The progress stopped dead in its tracks, however, on June 4, 1989. No one is entirely sure what role Deng played in the massacre in Tiananmen Square, but as the foremost leader in China, many believe he was up to his neck in the decisions that led to the death of hundreds of student protesters. Overnight, China became a pariah state.
But as always in politics, memories were short.
By 1992, when Deng made his now famous Southern Tour, he was able to relaunch his reform agenda and reinvigorate it. Whether he ever actually said "to get rich is glorious," that is what the country heard and the entrepreneurial revolution he launched in Guangzhou, Shenzhen and Shanghai has fuelled China's development ever since.

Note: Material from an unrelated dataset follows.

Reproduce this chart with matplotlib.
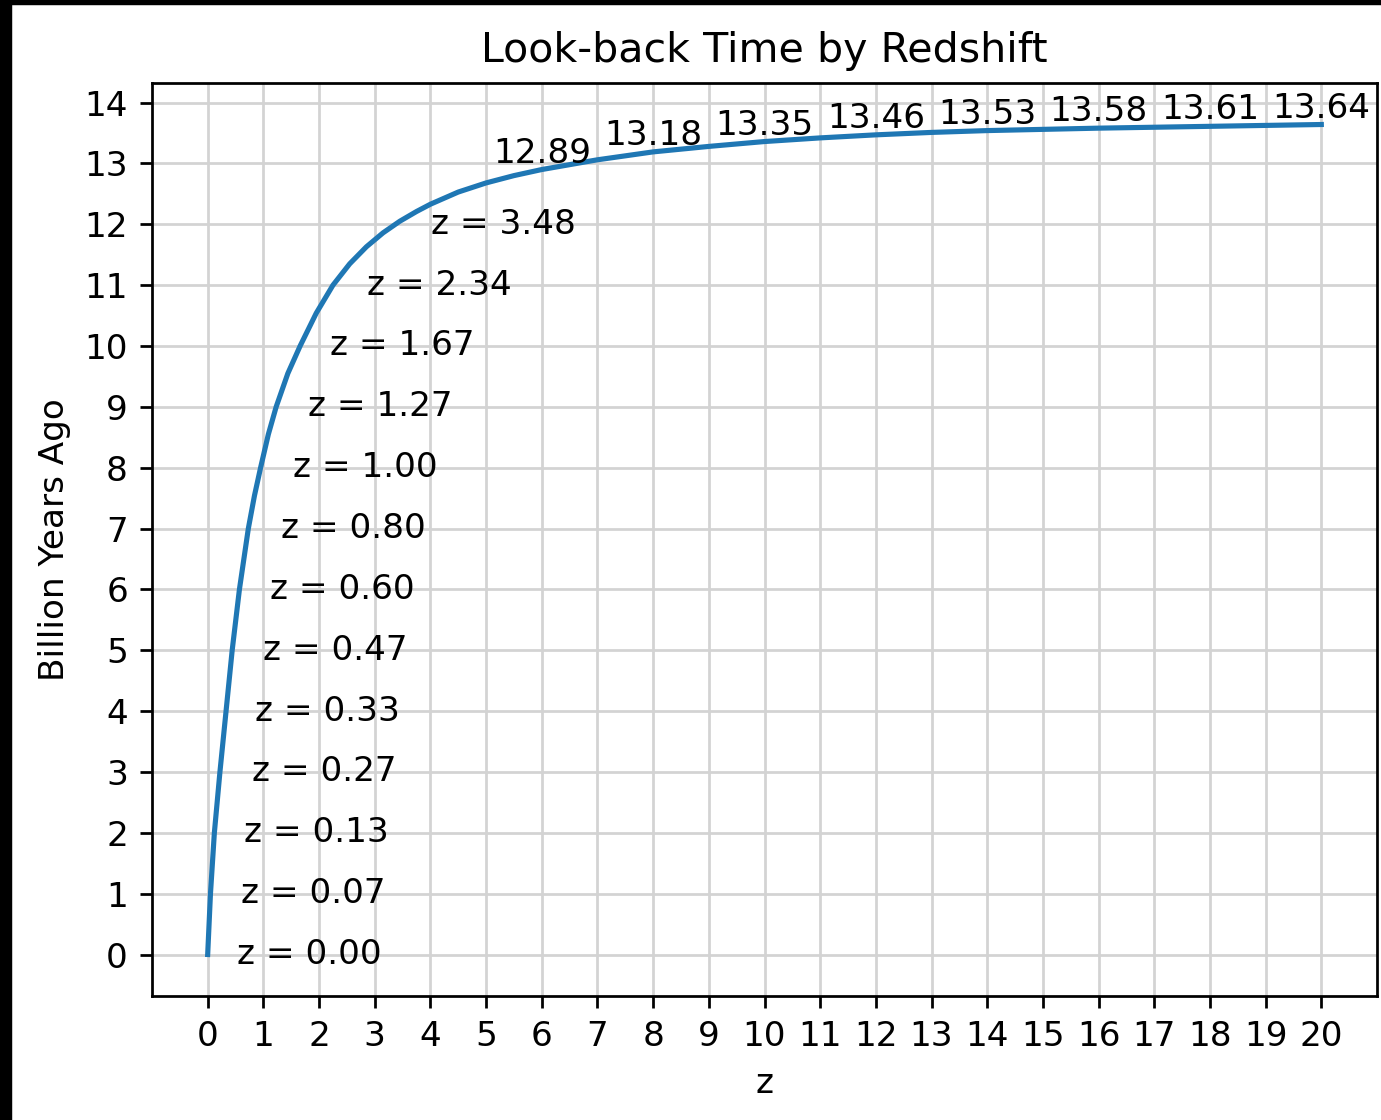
"""
Look-back time vs redshift, with z labels at whole Gyr and t labels at even z
"""
import matplotlib
matplotlib.use('Agg')
import matplotlib.pyplot as plt
from matplotlib.patches import Rectangle

# curve
z_curve = [0, 0.05, 0.12, 0.22, 0.33, 0.44, 0.57, 0.73, 0.84, 0.95, 1.09, 1.23, 1.44, 1.66,
           1.95, 2.25, 2.55, 2.85, 3.15, 3.45, 3.75, 4.0, 4.5, 5.0, 5.5, 6.0, 7.0, 8.0, 9.0,
           10, 11, 12, 13, 14, 16, 18, 20]
t_curve = [0, 1, 2, 3, 4, 5, 6, 7, 7.54, 8, 8.55, 9, 9.55, 10,
           10.54, 11.0, 11.35, 11.63, 11.86, 12.05, 12.21, 12.33, 12.53, 12.68, 12.80, 12.90, 13.06, 13.19, 13.28,
           13.36, 13.42, 13.47, 13.51, 13.54, 13.58, 13.61, 13.64]

# "z = ..." labels at whole billions of years
t_marks = list(range(13))
z_marks = [0.00, 0.07, 0.13, 0.27, 0.33, 0.47, 0.60, 0.80, 1.00, 1.27, 1.67, 2.34, 3.48]

# look-back labels at even z
z_top = [6, 8, 10, 12, 14, 16, 18, 20]
t_top = [12.89, 13.18, 13.35, 13.46, 13.53, 13.58, 13.61, 13.64]

W, H, DPI = 1381, 1120, 247
fig = plt.figure(figsize=(W/DPI, H/DPI), dpi=DPI)
ax = fig.add_axes([152/W, 1-996/H, 1225/W, 913/H])

ax.plot(z_curve, t_curve, color='#1f77b4', lw=1.5)
for z, t in zip(z_marks, t_marks):
    ax.annotate(f'z = {z:.2f}', (z, t), xytext=(8.5, 0), textcoords='offset points',
                ha='left', va='center', fontsize=10)
for z, t in zip(z_top, t_top):
    ax.text(z, t, f'{t:.2f}', ha='center', va='bottom', fontsize=10)

ax.set_xticks(range(0, 21))
ax.set_yticks(range(0, 15))
ax.grid(True, color='#d3d3d3', lw=0.8)
ax.set_axisbelow(True)
ax.set_xlabel('z')
ax.set_ylabel('Billion Years Ago')
ax.set_title('Look-back Time by Redshift')

# dark strips at the left and top edge of the screenshot
fig.patches.append(Rectangle((0, 0), 10/W, 1, transform=fig.transFigure, color='black', zorder=10))
fig.patches.append(Rectangle((0, 1-3/H), 1, 3/H, transform=fig.transFigure, color='black', zorder=10))

fig.savefig('out.png', dpi=DPI)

Despite the nation-shaping reforms attributed to him, Kuhn makes an interesting point about Deng.
"Deng greatest contribution was that he retired, voluntarily retired," the author said during a recent visit to Shanghai.
Kuhn maintains that Deng could have been a cult figure and clung to power like Mao, but instead he had the wisdom to let China transition into "a normal country."
Kuhn claims it was the first ever "non-feudal, non-traumatic transition of power" in Chinese history.
Presiding over Thursday's parade will be President Hu Jintao, a so-called fourth-generation leader (Mao was first generation) who seems to be considered more of a caretaker than an innovator.
In many circles that is not seen as a bad thing, either, given the disparity rapid change has caused among China's 1.3 billion citizens.
Never before has the gap yawned so wide between rich and poor; rural and urban; young and old. It means that keeping China "harmonious" has taken on paramount importance for Hu, leaving him little time or space to hone China's new role in the world, not to mention make any progress on the human rights front.
Indeed, Hu's stay-the-course leadership means that it may be the next group of leaders, the fifth generation, who carve China's niche.
Deputy President Xi Jinping may or may not be a lock for the presidency when Hu steps down in 2012. He remains the front-runner - despite not being named vice-chairman of the Communist Party's central military commission at this month's central committee plenum - and attracted much attention when he publicly declared, just as Beijing's former ambassador to Germany did, that he's fed up with the world preaching to China.
And just like the ambassador, he did not bother couching his anger in the soft plaint we usually hear from Beijing officials.
Instead, in an extraordinarily candid speech in Mexico last winter, Xi complained: "Some foreigners have nothing better to do after filling their stomachs. They keep picking on things Chinese. Yet China does not export hunger and poverty and it won't make trouble for others."